Farooq Murad, Secretary General of the MCB, addressed the audience in his opening speech, “Muslims are slowly but surely marching forward to play their part as full members of the society. The Muslim Leadership Dinner today aims to celebrate this journey from a state of powerlessness towards a confident, self-assured and forward-looking community ready to contribute its fair share towards building a better and prosperous society for all”.
Speaking of media engagement he said, “It is our wish to provide an opportunity to both the media and the community to be together and try to understand and empathise with each others position.. not just criticize but also applaud positive coverage”.
Mehdi Hassan, Senior Political Editor of the New Statesman, spoke of the disturbing reality of society being immune to the negative portrayal of Muslims and Islam in the sections of British media, “My profession, the media, which is driving much of this anti Muslim sentiment. It’s the media which churns out Islamophobic headlines, editorials, stories, columns, imagery. We Muslims have made huge advancements in terms of our integration. This is an age of pluralism not tribalism”. He went on to commend the humanitarian efforts carried out by Muslim charities regardless of faith, highlighting their recent work in Japan and Haiti.
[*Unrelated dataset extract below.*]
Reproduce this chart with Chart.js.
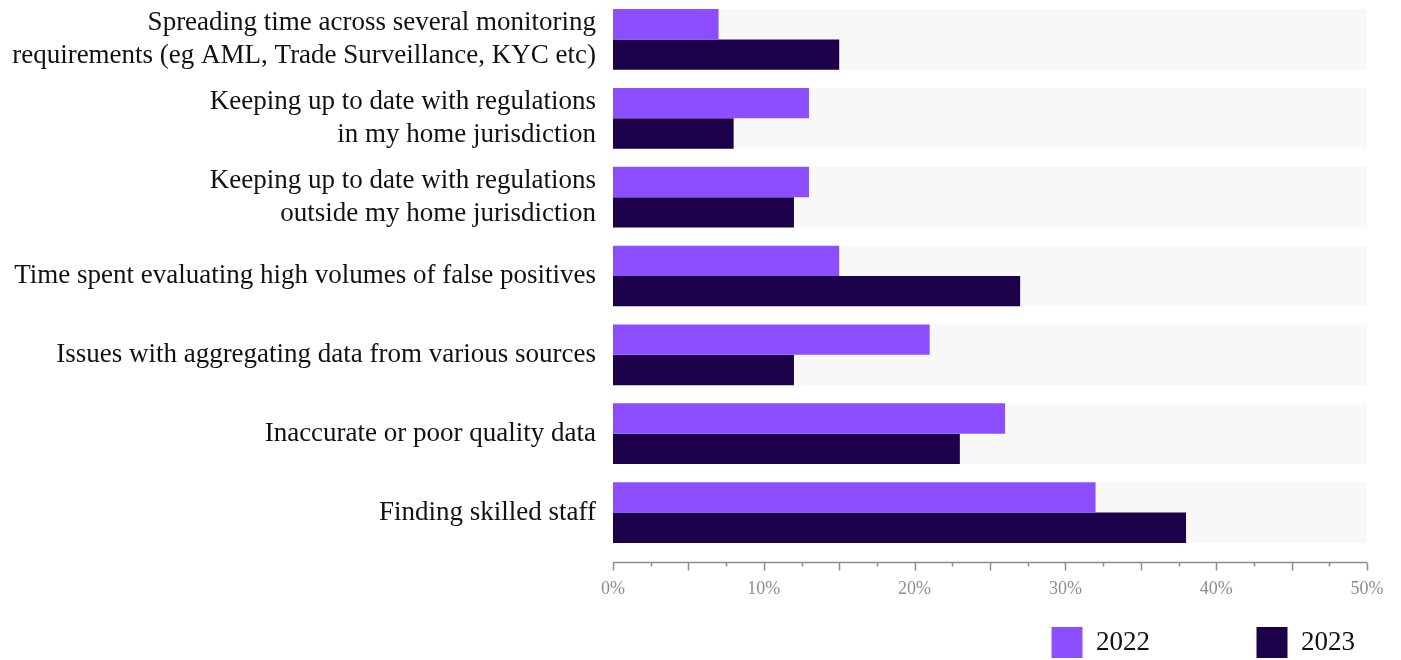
<!DOCTYPE html>
<html>
<head>
<meta charset="utf-8">
<script src="https://cdn.jsdelivr.net/npm/chart.js@4/dist/chart.umd.min.js"></script>
<style>
  html, body { margin: 0; padding: 0; background: #fff; }
  #wrap { width: 1401px; height: 660px; }
</style>
</head>
<body>
<div id="wrap"><canvas id="chart"></canvas></div>
<script>
var categories = [
  ['Spreading time across several monitoring', 'requirements (eg AML, Trade Surveillance, KYC etc)'],
  ['Keeping up to date with regulations', 'in my home jurisdiction'],
  ['Keeping up to date with regulations', 'outside my home jurisdiction'],
  'Time spent evaluating high volumes of false positives',
  'Issues with aggregating data from various sources',
  'Inaccurate or poor quality data',
  'Finding skilled staff'
];
var values2022 = [7, 13, 13, 15, 21, 26, 32];
var values2023 = [15, 8, 12, 27, 12, 23, 38];
var fullScale = [50, 50, 50, 50, 50, 50, 50];
var xMax = 50;
var xMajorStep = 10;
var xMinorStep = 2.5;

var axisGray = '#8b8b9b';
var serif = "'Liberation Serif', 'DejaVu Serif', serif";

// axis line sits a little below the last band, so draw it here
var axisLine = {
  id: 'axisLine',
  afterDraw: function(chart) {
    var ctx = chart.ctx;
    var xs = chart.scales.x;
    var y = chart.chartArea.bottom + 10.5;
    ctx.save();
    ctx.strokeStyle = axisGray;
    ctx.lineWidth = 1.5;
    ctx.beginPath();
    ctx.moveTo(xs.getPixelForValue(0), y);
    ctx.lineTo(xs.getPixelForValue(xMax), y);
    for (var v = 0; v <= xMax; v += xMinorStep) {
      var px = Math.round(xs.getPixelForValue(v)) + 0.5;
      var len = (v % 5 === 0) ? 8 : 4;
      ctx.moveTo(px, y);
      ctx.lineTo(px, y + len);
    }
    ctx.stroke();
    ctx.restore();
  }
};

var ctx = document.getElementById('chart');
var chart = new Chart(ctx, {
  type: 'bar',
  data: {
    labels: categories,
    datasets: [
      { label: '2022', data: values2022, backgroundColor: '#8c4fff', order: 0 },
      { label: '2023', data: values2023, backgroundColor: '#1c0049', order: 0 },
      { label: 'bg', data: fullScale, backgroundColor: '#f8f8f8', grouped: false, order: 1 }
    ]
  },
  plugins: [axisLine],
  options: {
    indexAxis: 'y',
    responsive: true,
    maintainAspectRatio: false,
    animation: false,
    categoryPercentage: 0.77,
    barPercentage: 1,
    layout: { padding: { top: -3, right: 34, bottom: -8, left: 0 } },
    scales: {
      x: {
        min: 0,
        max: xMax,
        grid: { display: false, drawTicks: false },
        border: { display: false },
        ticks: {
          stepSize: xMajorStep,
          padding: 26,
          color: axisGray,
          font: { family: serif, size: 18 },
          callback: function(v) { return v + '%'; }
        },
        afterFit: function(scale) {
          scale.height = 63;
          scale.paddingLeft = 0;
          scale.paddingRight = 0;
        }
      },
      y: {
        grid: { display: false, drawTicks: false },
        border: { display: false },
        ticks: {
          padding: 17,
          color: '#111111',
          font: { family: serif, size: 27, lineHeight: 1.22 }
        },
        afterFit: function(scale) {
          scale.width = 613;
          scale.paddingTop = 0;
          scale.paddingBottom = 0;
        }
      }
    },
    plugins: {
      tooltip: { enabled: false },
      legend: {
        position: 'bottom',
        align: 'end',
        labels: {
          boxWidth: 31,
          boxHeight: 31,
          padding: 12,
          color: '#111111',
          font: { family: serif, size: 27 },
          filter: function(item) { return item.datasetIndex < 2; },
          generateLabels: function(chart) {
            var items = Chart.defaults.plugins.legend.labels.generateLabels(chart);
            // widen the gap between the two legend entries
            if (items[0]) items[0].text = items[0].text + '              ';
            items.forEach(function(it) { it.lineWidth = 0; });
            return items;
          }
        }
      }
    }
  }
});
</script>
</body>
</html>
Peter Oborne, Chief Political Commentator for the Telegraph, stressed, “It is our duty as journalists to speak up about the British values of truth, decency and tolerance. However, those values have been affronted, lies are told about Muslims, particularly in British newspaper”. He went on to say, “Fleet Street and the newspapers and where I come from and what the public could do is to try and examine the language we’re using”. He emphasised the urgent need for all of us to challenge such misrepresentations, and to actively welcome positive contributions across the media.
The Rt Hon Simon Hughes MP stated in his address, “Certainly you have been a community that has been there for others You have been here with your families, many for generations and Britain is richer for it. You should not be fearful of the past, work with the present and be optimistic of the future”.
The evening saw just some of the contributions to civil society made by upcoming young Muslims and their inspiration rooted in British and Islamic values.
The event was supported by Islamic Relief, the British Institute of Technology and E-Commerce as well as Human Appeal International.
Notes to Editors:
1. The Muslim Council of Britain is the Uk’s largest Muslim umbrella body with around 500 affiliated national, regional and local organisations, mosques, charities and schools.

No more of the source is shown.